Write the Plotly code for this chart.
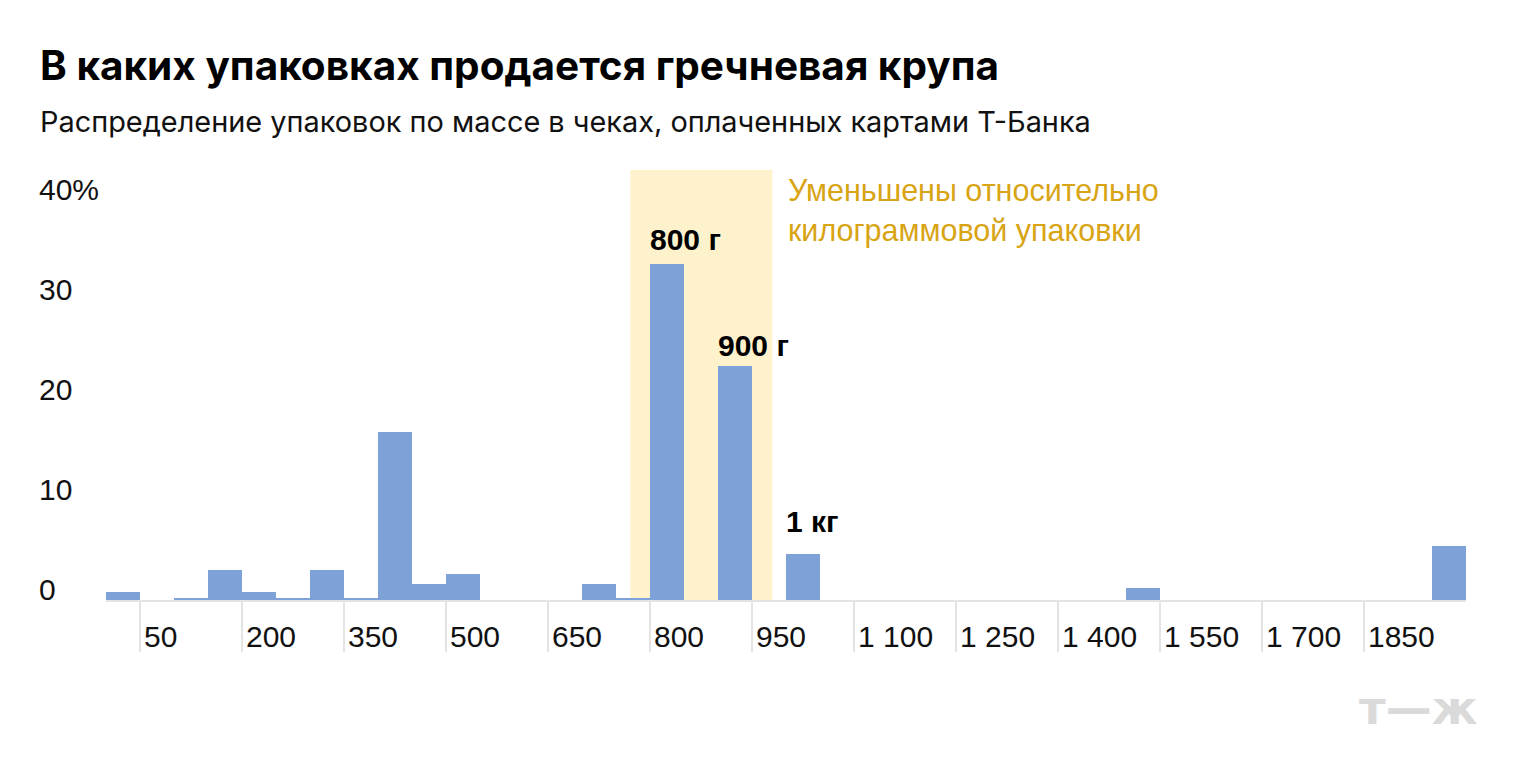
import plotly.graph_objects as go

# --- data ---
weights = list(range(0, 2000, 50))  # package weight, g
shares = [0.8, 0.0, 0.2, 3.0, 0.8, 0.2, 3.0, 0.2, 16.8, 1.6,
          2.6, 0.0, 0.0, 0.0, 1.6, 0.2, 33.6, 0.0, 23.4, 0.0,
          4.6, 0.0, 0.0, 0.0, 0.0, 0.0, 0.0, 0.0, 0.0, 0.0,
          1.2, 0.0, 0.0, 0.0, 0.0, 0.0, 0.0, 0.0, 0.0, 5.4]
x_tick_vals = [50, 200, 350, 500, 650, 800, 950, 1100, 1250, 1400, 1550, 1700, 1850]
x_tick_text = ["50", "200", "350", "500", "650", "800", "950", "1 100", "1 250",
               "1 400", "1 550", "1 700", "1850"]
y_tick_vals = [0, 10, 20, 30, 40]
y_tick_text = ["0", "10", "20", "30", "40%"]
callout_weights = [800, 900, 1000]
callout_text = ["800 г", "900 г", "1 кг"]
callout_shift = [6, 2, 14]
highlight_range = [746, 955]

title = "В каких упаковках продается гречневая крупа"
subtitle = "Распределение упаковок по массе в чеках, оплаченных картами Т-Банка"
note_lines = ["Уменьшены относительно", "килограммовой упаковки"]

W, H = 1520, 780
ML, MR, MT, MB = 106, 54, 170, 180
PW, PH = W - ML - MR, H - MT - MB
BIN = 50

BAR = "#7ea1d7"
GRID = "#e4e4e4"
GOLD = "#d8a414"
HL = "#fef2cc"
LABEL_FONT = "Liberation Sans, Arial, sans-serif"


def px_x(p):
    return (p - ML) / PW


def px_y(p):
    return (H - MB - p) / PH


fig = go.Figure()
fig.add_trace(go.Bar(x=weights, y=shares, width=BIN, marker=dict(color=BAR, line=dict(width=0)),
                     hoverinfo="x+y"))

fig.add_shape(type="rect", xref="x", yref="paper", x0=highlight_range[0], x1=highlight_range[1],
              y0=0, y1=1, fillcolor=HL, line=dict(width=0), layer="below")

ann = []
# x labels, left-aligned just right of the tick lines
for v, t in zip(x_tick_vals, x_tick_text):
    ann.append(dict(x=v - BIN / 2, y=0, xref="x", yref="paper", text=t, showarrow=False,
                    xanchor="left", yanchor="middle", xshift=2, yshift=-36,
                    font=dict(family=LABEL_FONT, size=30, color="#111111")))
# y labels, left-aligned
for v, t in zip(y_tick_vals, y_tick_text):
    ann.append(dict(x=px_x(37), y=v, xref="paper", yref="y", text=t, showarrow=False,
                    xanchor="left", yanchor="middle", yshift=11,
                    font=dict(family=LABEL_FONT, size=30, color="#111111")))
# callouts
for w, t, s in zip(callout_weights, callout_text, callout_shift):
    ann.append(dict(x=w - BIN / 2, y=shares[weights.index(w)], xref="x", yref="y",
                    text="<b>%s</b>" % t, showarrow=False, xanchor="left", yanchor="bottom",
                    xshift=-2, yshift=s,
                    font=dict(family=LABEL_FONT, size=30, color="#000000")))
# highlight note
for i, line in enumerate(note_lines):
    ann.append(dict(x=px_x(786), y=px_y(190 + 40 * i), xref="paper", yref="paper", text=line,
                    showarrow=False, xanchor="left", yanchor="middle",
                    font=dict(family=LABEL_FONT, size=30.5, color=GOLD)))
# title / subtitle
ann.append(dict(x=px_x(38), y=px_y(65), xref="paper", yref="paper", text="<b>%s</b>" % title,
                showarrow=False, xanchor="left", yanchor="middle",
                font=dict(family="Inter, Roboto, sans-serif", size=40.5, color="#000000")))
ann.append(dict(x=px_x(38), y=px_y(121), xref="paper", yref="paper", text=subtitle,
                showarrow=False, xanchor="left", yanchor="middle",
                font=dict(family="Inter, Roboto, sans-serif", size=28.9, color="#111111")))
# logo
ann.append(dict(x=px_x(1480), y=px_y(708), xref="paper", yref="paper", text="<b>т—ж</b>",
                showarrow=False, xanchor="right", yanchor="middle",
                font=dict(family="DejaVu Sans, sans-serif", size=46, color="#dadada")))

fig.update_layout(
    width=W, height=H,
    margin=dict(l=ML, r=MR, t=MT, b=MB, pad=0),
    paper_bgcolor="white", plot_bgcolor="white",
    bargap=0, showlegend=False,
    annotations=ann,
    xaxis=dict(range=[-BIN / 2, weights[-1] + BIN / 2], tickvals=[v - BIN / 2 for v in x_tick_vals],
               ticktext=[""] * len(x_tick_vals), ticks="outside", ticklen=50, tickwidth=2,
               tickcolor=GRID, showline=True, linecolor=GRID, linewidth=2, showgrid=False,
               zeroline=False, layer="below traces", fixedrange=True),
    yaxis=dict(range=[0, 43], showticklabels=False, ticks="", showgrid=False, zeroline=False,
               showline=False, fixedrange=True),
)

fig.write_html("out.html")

WHAT THE TASK REQUIRES: Repeat only the lines between the start of the data and the line with "import plotly.graph_objects as go", including those two lines, and skip the pictures.

RESULT OF THIS EXERCISE:
Write the Plotly code for this chart.
import plotly.graph_objects as go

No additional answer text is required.